Fishers roamed low- and mid-elevation forests throughout northern North America from coast to coast until the early 1900s. With thick, luxurious fur, fishers were heavily trapped, shot and poisoned. Extensive logging of the Northwest’s old-growth forests depleted much of the fishers’ favored habitat: deep forests of large trees, standing snags, lush ferns and lots of downed logs.

By the 1930s, this small forest mammal, about the size of a large house cat, had vanished from Washington state. Remnant fisher populations remained in northern California and southern Oregon, as well as in Canada, the Great Lakes region and northernmost New England.

Why fishers are important

Reintroducing this native species helps restore the biodiversity of the Cascades ecosystem, making it healthier and more resilient. Fishers can also play an important role in maintaining forest and timber health by controlling populations of porcupines and other rodents.

Re-establishing viable populations of fishers in the Olympic and Cascade mountain ranges are also important steps toward downlisting the species in Washington state (changing the status of the species in the state from endangered to threatened) and ensuring that it does not warrant federal endangered species status.

“We have a chance to correct a thing that we didn’t manage correctly a long time ago. We can restore a species,” said Jeffrey Lewis, a WDFW biologist in a 2015 Associated Press article.

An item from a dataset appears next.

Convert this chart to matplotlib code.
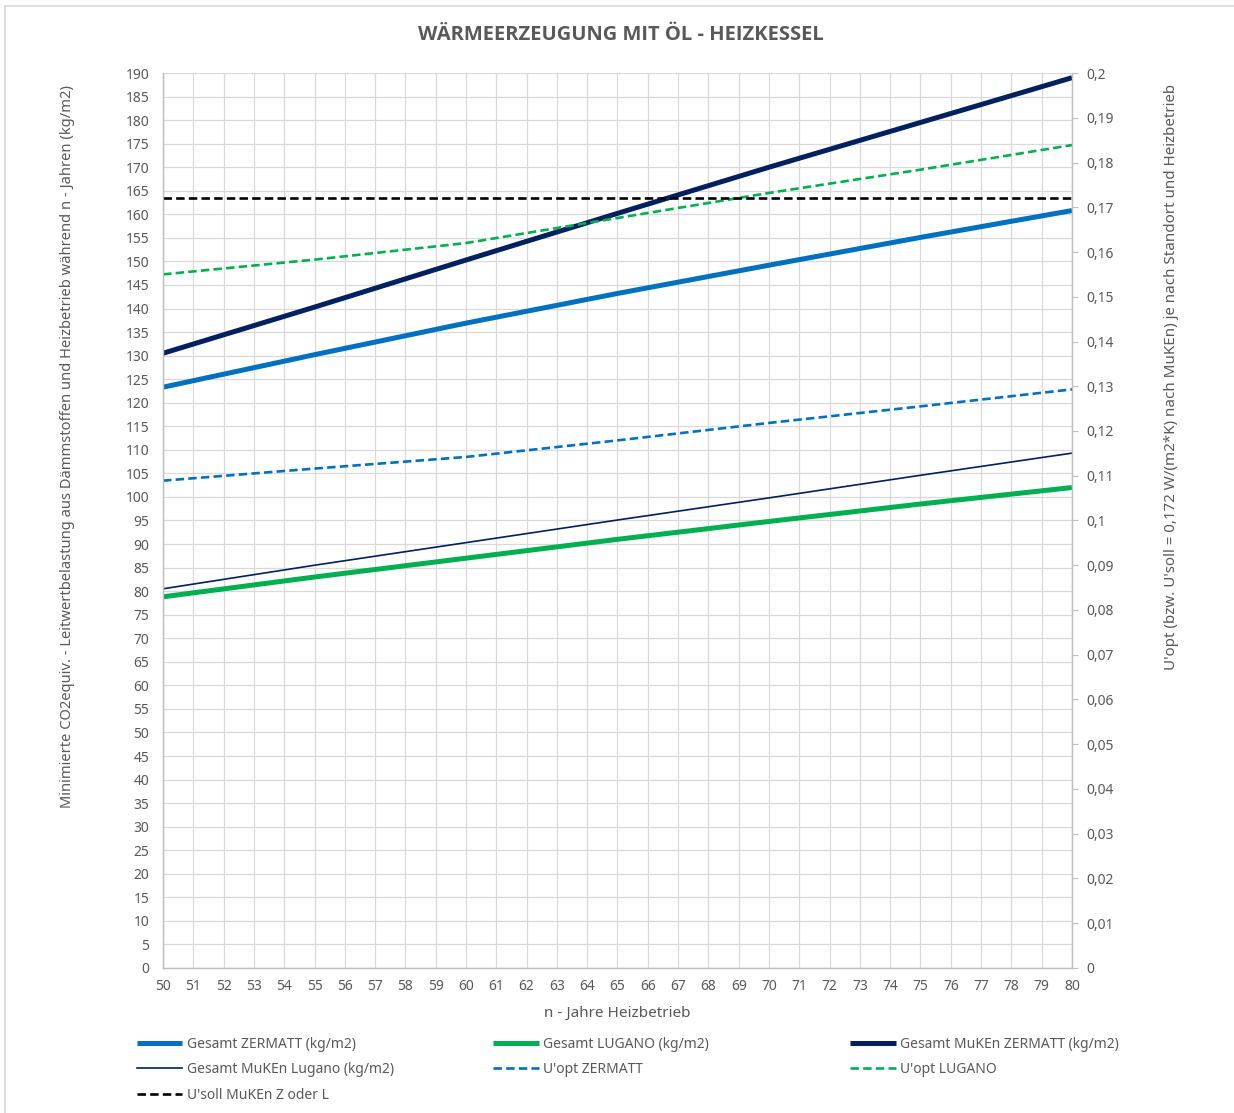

A fisher returns to Mount Rainier National Park: Photo: NPS

More fisher facts

  • Like most species in the weasel family, fishers (Martes pennanti) are successful hunters, curious and intelligent. And they are excellent tree climbers.
  • Fishers have important cultural values for some Native American and First Nations cultures.
  • Even in areas where they are relatively abundant, fishers are secretive and rarely seen.
  • Fishers favor older forests with high canopy cover, and mature and old-growth forests. They rest, nest and take cover in downed wood, high cavities in dead tree snags and clumps of tree branches.
  • Fishers are carnivores, hunting and eating small mammals like mountain beavers. Like other carnivores, they also relish carrion (a lot less work!). Fishers are one of the only forest carnivores known to hunt porcupines–no small feat.
    A fisher bounds through the snow at Mount Rainier. Photo: Paul Bannick
  • Fishers range across North America where they haven’t been wiped out locally. People have named them many things, including black cat, fisher cat, pekan, pequam, wejack and woods-otter.
  • Fishers are creatures of the forests, not water, and their favorite foods are small mammals, not fish. Their unusual common name is thought to come from the French word fichet, for the pelt of a European polecat. It may also have originated from trappers who used fish as bait to catch fishers.